Tegenover deze opbrengsten staan ook kosten. De belangrijkste operationele kosten zijn personeel, reguleringskosten en kantorennetwerk. Deze operationele kosten, gezamenlijk afgezet tegen de eerdergenoemde opbrengsten, wordt ook wel cost tot income genoemd. Dit is een belangrijke maatstaf om de efficiency van banken te meten. Bij ING was dit in 2022 60,3%. Voor komend jaar verwacht ING een verbetering naar 55%-56%. ING heeft als doelstelling om dit in 2025 terug te brengen naar 50%-52%. Naast de focus op meer groei, moet aan de kostenkant bespaard worden om deze maatstaf te verbeteren. ING krimpt daarom het kantorennetwerk in, omdat steeds meer bankdiensten digitaal kunnen en klanten minder beroep doen op het dure kantorennetwerk. Ook de reguleringskosten zullen afnemen. ING wil vooroplopen op het gebied van digitalisering en frictieloos bankieren. Naast de operationele kosten zijn ook de voorzieningen die ING moet nemen op slechte leningen (non performing loans) een belangrijke kostenpost. In 2022 bedroeg dit 29 basispunten over de totale uitstaande leningen. Ten opzichte van veel andere banken is dat laag, terwijl ING historisch gezien op 25 basispunten zit. Dit geeft aan dat de economieën waarin ING exposure heeft relatief sterk zijn en dat de kwaliteit van het leningenboek relatief hoog is.
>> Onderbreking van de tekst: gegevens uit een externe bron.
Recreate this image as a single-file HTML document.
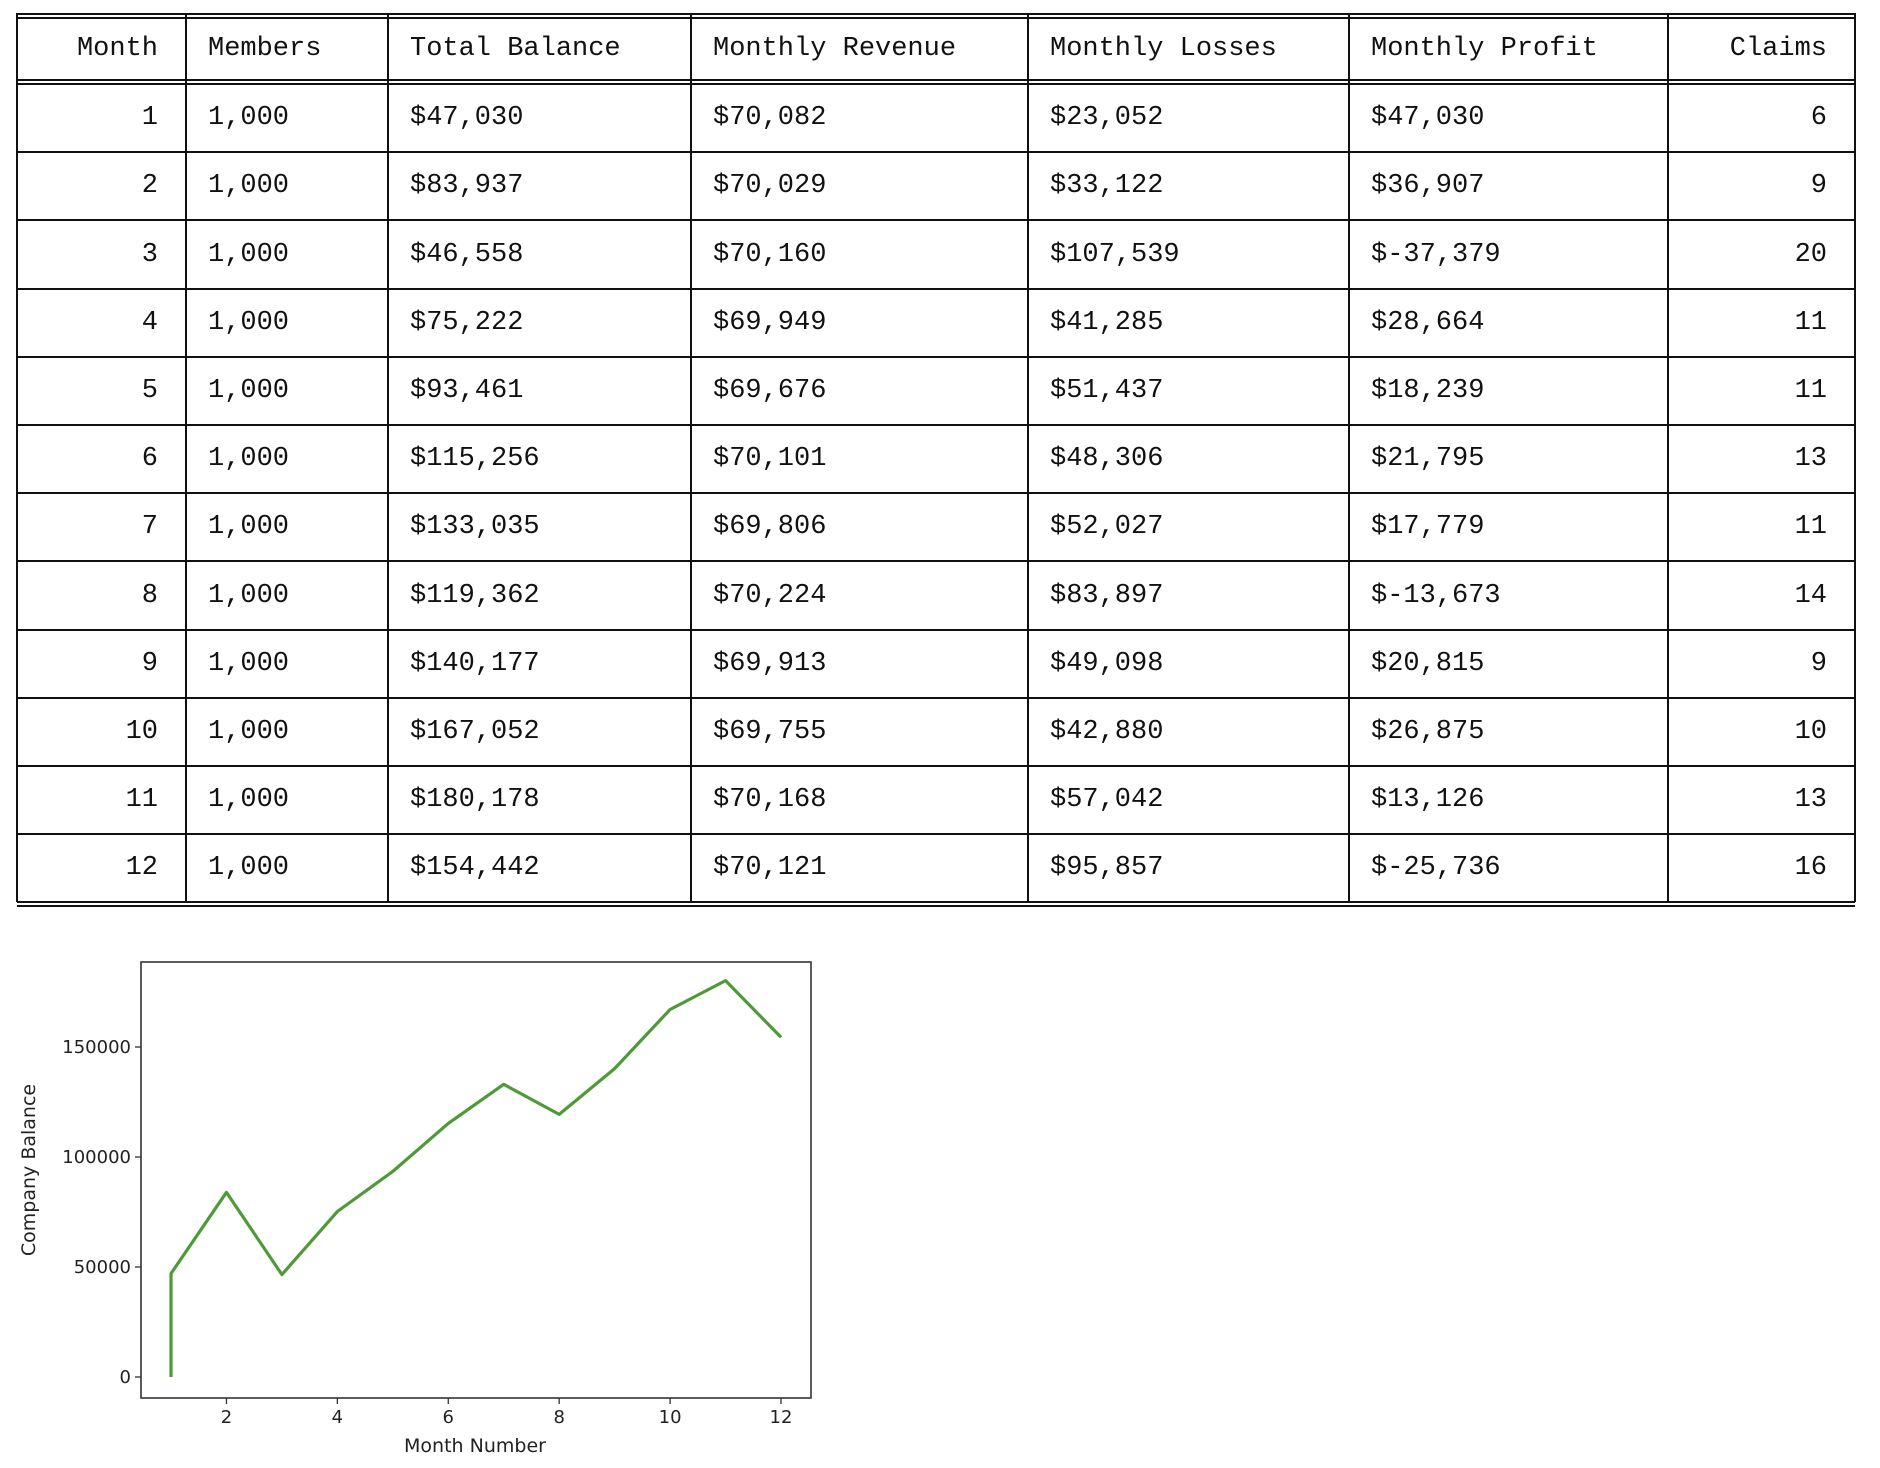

Een andere belangrijke efficiency maatstaf is de het rendement op het eigen vermogen. Dat was in 2022 bij ING vrij laag (7,2%). Dat komt m.n. door de oorlog in Oekraïne, waar ING afschrijvingen moest doen. Voor komende jaren wordt een ratio van 10%-12% verwacht en daarmee scoort ING duidelijk hoger dan gemiddeld. Naast deze operationele maatstaven is de solvabiliteit een belangrijk kengetal. ING had eind 2022 een tier 1 ratio van 14,5%. Hiermee zitten ze in de kopgroep van West-Europese banken. Dat is ruim boven de norm en de eigen doelstelling (12,5%). Sinds de Grote Financiële Crisis in 2009, heeft ING de solvency ratio sterk verbeterd en is daardoor beter bestand tegen economisch lastige tijden. De sterke solvabiliteit in combinatie met de stabiele operationele performance zorgt ervoor dat ING een hoog en progressief dividend kan uitkeren en ruimte is voor een aandeleninkoopprogramma.
ING is een van de best presterende Europese banken als we kijken naar de koersontwikkeling in de sinds 2010 met een gemiddeld jaarlijks totaalrendement van 7,5%. Belangrijke verklaringen hiervoor is dat ze relatief goed scoren op groei en kwaliteit van het leningenboek en het aantal primaire klanten, waardoor cross-sellingsmogelijkheden ontstaan, lage afschrijving op slechte leningen, lage cost income ratio en het rendement op eigen vermogen.